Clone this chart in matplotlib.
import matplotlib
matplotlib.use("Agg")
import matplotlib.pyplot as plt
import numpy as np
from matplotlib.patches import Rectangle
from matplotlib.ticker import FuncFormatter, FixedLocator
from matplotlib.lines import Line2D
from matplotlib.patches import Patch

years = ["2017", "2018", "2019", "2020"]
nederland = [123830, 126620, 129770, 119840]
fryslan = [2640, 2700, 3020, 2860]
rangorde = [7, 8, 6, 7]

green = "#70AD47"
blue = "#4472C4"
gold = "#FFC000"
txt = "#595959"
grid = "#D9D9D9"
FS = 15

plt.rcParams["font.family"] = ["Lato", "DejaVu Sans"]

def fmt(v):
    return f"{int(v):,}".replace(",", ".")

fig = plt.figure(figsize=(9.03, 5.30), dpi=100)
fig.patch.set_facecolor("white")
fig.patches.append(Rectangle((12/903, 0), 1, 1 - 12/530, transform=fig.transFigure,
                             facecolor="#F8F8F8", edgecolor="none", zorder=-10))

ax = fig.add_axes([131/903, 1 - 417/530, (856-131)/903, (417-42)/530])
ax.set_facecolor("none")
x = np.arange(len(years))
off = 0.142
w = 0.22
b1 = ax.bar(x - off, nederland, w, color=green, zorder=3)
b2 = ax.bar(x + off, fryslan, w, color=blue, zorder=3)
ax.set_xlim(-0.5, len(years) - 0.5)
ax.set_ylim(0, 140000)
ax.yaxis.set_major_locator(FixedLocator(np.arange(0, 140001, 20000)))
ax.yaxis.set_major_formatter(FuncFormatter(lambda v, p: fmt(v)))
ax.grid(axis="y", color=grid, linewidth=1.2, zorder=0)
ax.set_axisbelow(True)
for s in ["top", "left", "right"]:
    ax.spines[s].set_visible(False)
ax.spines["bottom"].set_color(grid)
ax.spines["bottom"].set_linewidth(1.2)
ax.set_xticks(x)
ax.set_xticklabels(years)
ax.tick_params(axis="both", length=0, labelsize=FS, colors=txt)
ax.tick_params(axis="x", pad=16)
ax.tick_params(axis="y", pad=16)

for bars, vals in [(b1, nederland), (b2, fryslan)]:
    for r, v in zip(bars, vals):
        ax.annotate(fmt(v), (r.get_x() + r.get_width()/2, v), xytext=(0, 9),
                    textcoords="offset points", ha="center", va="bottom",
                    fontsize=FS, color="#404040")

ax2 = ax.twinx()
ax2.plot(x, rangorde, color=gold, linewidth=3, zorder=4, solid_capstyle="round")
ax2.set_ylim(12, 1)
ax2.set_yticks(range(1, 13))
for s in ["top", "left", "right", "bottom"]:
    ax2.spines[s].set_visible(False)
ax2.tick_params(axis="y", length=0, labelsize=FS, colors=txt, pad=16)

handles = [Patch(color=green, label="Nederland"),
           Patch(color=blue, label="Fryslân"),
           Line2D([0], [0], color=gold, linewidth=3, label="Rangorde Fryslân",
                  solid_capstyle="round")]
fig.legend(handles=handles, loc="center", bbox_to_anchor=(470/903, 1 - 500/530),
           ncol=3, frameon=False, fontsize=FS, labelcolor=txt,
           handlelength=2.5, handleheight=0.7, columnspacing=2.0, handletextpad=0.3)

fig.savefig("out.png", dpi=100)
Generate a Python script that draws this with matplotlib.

————————

▸ Work to complete
All the entries above need to be reproduced exactly.

▸ Full solution
Clone this chart in matplotlib.
import matplotlib
matplotlib.use("Agg")
import matplotlib.pyplot as plt
import numpy as np
from matplotlib.patches import Rectangle
from matplotlib.ticker import FuncFormatter, FixedLocator
from matplotlib.lines import Line2D
from matplotlib.patches import Patch

years = ["2017", "2018", "2019", "2020"]
nederland = [123830, 126620, 129770, 119840]
fryslan = [2640, 2700, 3020, 2860]
rangorde = [7, 8, 6, 7]

green = "#70AD47"
blue = "#4472C4"
gold = "#FFC000"
txt = "#595959"
grid = "#D9D9D9"
FS = 15

plt.rcParams["font.family"] = ["Lato", "DejaVu Sans"]

def fmt(v):
    return f"{int(v):,}".replace(",", ".")

fig = plt.figure(figsize=(9.03, 5.30), dpi=100)
fig.patch.set_facecolor("white")
fig.patches.append(Rectangle((12/903, 0), 1, 1 - 12/530, transform=fig.transFigure,
                             facecolor="#F8F8F8", edgecolor="none", zorder=-10))

ax = fig.add_axes([131/903, 1 - 417/530, (856-131)/903, (417-42)/530])
ax.set_facecolor("none")
x = np.arange(len(years))
off = 0.142
w = 0.22
b1 = ax.bar(x - off, nederland, w, color=green, zorder=3)
b2 = ax.bar(x + off, fryslan, w, color=blue, zorder=3)
ax.set_xlim(-0.5, len(years) - 0.5)
ax.set_ylim(0, 140000)
ax.yaxis.set_major_locator(FixedLocator(np.arange(0, 140001, 20000)))
ax.yaxis.set_major_formatter(FuncFormatter(lambda v, p: fmt(v)))
ax.grid(axis="y", color=grid, linewidth=1.2, zorder=0)
ax.set_axisbelow(True)
for s in ["top", "left", "right"]:
    ax.spines[s].set_visible(False)
ax.spines["bottom"].set_color(grid)
ax.spines["bottom"].set_linewidth(1.2)
ax.set_xticks(x)
ax.set_xticklabels(years)
ax.tick_params(axis="both", length=0, labelsize=FS, colors=txt)
ax.tick_params(axis="x", pad=16)
ax.tick_params(axis="y", pad=16)

for bars, vals in [(b1, nederland), (b2, fryslan)]:
    for r, v in zip(bars, vals):
        ax.annotate(fmt(v), (r.get_x() + r.get_width()/2, v), xytext=(0, 9),
                    textcoords="offset points", ha="center", va="bottom",
                    fontsize=FS, color="#404040")

ax2 = ax.twinx()
ax2.plot(x, rangorde, color=gold, linewidth=3, zorder=4, solid_capstyle="round")
ax2.set_ylim(12, 1)
ax2.set_yticks(range(1, 13))
for s in ["top", "left", "right", "bottom"]:
    ax2.spines[s].set_visible(False)
ax2.tick_params(axis="y", length=0, labelsize=FS, colors=txt, pad=16)

handles = [Patch(color=green, label="Nederland"),
           Patch(color=blue, label="Fryslân"),
           Line2D([0], [0], color=gold, linewidth=3, label="Rangorde Fryslân",
                  solid_capstyle="round")]
fig.legend(handles=handles, loc="center", bbox_to_anchor=(470/903, 1 - 500/530),
           ncol=3, frameon=False, fontsize=FS, labelcolor=txt,
           handlelength=2.5, handleheight=0.7, columnspacing=2.0, handletextpad=0.3)

fig.savefig("out.png", dpi=100)
Generate a Python script that draws this with matplotlib.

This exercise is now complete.